Print the data that follows exactly.

# Raw data:
******

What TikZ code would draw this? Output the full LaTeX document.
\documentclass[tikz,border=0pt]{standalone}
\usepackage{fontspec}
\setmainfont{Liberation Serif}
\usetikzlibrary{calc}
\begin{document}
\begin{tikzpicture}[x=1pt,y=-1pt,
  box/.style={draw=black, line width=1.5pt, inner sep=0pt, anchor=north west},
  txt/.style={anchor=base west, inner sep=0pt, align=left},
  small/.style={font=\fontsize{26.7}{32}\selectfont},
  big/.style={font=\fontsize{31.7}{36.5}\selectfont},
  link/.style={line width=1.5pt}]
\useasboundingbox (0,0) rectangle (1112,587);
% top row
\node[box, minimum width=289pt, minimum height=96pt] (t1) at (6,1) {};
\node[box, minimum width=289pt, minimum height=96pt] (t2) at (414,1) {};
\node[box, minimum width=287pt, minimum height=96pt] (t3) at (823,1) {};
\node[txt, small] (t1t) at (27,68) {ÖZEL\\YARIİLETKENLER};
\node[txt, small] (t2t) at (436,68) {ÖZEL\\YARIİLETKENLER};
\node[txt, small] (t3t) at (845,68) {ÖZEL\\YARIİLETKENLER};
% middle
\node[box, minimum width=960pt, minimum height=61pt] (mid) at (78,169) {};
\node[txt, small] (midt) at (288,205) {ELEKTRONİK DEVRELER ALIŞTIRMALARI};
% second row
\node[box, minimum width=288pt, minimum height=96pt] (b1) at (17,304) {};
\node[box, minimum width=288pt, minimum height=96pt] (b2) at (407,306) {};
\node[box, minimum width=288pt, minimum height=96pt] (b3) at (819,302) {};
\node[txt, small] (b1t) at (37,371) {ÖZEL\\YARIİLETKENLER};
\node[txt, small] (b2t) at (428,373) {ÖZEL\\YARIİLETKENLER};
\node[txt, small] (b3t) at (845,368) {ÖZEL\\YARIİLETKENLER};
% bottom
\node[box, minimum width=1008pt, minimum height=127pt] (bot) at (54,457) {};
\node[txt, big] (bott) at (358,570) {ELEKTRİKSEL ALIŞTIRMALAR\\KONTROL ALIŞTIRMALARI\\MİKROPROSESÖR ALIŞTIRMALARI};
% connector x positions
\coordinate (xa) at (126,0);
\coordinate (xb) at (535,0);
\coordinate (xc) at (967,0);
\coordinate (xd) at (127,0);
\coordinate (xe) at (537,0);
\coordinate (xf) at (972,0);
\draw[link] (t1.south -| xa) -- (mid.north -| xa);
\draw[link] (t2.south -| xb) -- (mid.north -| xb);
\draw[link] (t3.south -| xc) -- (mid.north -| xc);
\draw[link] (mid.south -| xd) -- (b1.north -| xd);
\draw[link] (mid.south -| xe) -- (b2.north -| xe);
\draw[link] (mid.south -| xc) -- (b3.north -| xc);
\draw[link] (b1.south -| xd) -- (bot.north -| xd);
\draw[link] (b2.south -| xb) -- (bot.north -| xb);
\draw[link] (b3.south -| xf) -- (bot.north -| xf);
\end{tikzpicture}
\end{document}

******

# Exercise result:
What TikZ code would draw this? Output the full LaTeX document.
\documentclass[tikz,border=0pt]{standalone}
\usepackage{fontspec}
\setmainfont{Liberation Serif}
\usetikzlibrary{calc}
\begin{document}
\begin{tikzpicture}[x=1pt,y=-1pt,
  box/.style={draw=black, line width=1.5pt, inner sep=0pt, anchor=north west},
  txt/.style={anchor=base west, inner sep=0pt, align=left},
  small/.style={font=\fontsize{26.7}{32}\selectfont},
  big/.style={font=\fontsize{31.7}{36.5}\selectfont},
  link/.style={line width=1.5pt}]
\useasboundingbox (0,0) rectangle (1112,587);
% top row
\node[box, minimum width=289pt, minimum height=96pt] (t1) at (6,1) {};
\node[box, minimum width=289pt, minimum height=96pt] (t2) at (414,1) {};
\node[box, minimum width=287pt, minimum height=96pt] (t3) at (823,1) {};
\node[txt, small] (t1t) at (27,68) {ÖZEL\\YARIİLETKENLER};
\node[txt, small] (t2t) at (436,68) {ÖZEL\\YARIİLETKENLER};
\node[txt, small] (t3t) at (845,68) {ÖZEL\\YARIİLETKENLER};
% middle
\node[box, minimum width=960pt, minimum height=61pt] (mid) at (78,169) {};
\node[txt, small] (midt) at (288,205) {ELEKTRONİK DEVRELER ALIŞTIRMALARI};
% second row
\node[box, minimum width=288pt, minimum height=96pt] (b1) at (17,304) {};
\node[box, minimum width=288pt, minimum height=96pt] (b2) at (407,306) {};
\node[box, minimum width=288pt, minimum height=96pt] (b3) at (819,302) {};
\node[txt, small] (b1t) at (37,371) {ÖZEL\\YARIİLETKENLER};
\node[txt, small] (b2t) at (428,373) {ÖZEL\\YARIİLETKENLER};
\node[txt, small] (b3t) at (845,368) {ÖZEL\\YARIİLETKENLER};
% bottom
\node[box, minimum width=1008pt, minimum height=127pt] (bot) at (54,457) {};
\node[txt, big] (bott) at (358,570) {ELEKTRİKSEL ALIŞTIRMALAR\\KONTROL ALIŞTIRMALARI\\MİKROPROSESÖR ALIŞTIRMALARI};
% connector x positions
\coordinate (xa) at (126,0);
\coordinate (xb) at (535,0);
\coordinate (xc) at (967,0);
\coordinate (xd) at (127,0);
\coordinate (xe) at (537,0);
\coordinate (xf) at (972,0);
\draw[link] (t1.south -| xa) -- (mid.north -| xa);
\draw[link] (t2.south -| xb) -- (mid.north -| xb);
\draw[link] (t3.south -| xc) -- (mid.north -| xc);
\draw[link] (mid.south -| xd) -- (b1.north -| xd);
\draw[link] (mid.south -| xe) -- (b2.north -| xe);
\draw[link] (mid.south -| xc) -- (b3.north -| xc);
\draw[link] (b1.south -| xd) -- (bot.north -| xd);
\draw[link] (b2.south -| xb) -- (bot.north -| xb);
\draw[link] (b3.south -| xf) -- (bot.north -| xf);
\end{tikzpicture}
\end{document}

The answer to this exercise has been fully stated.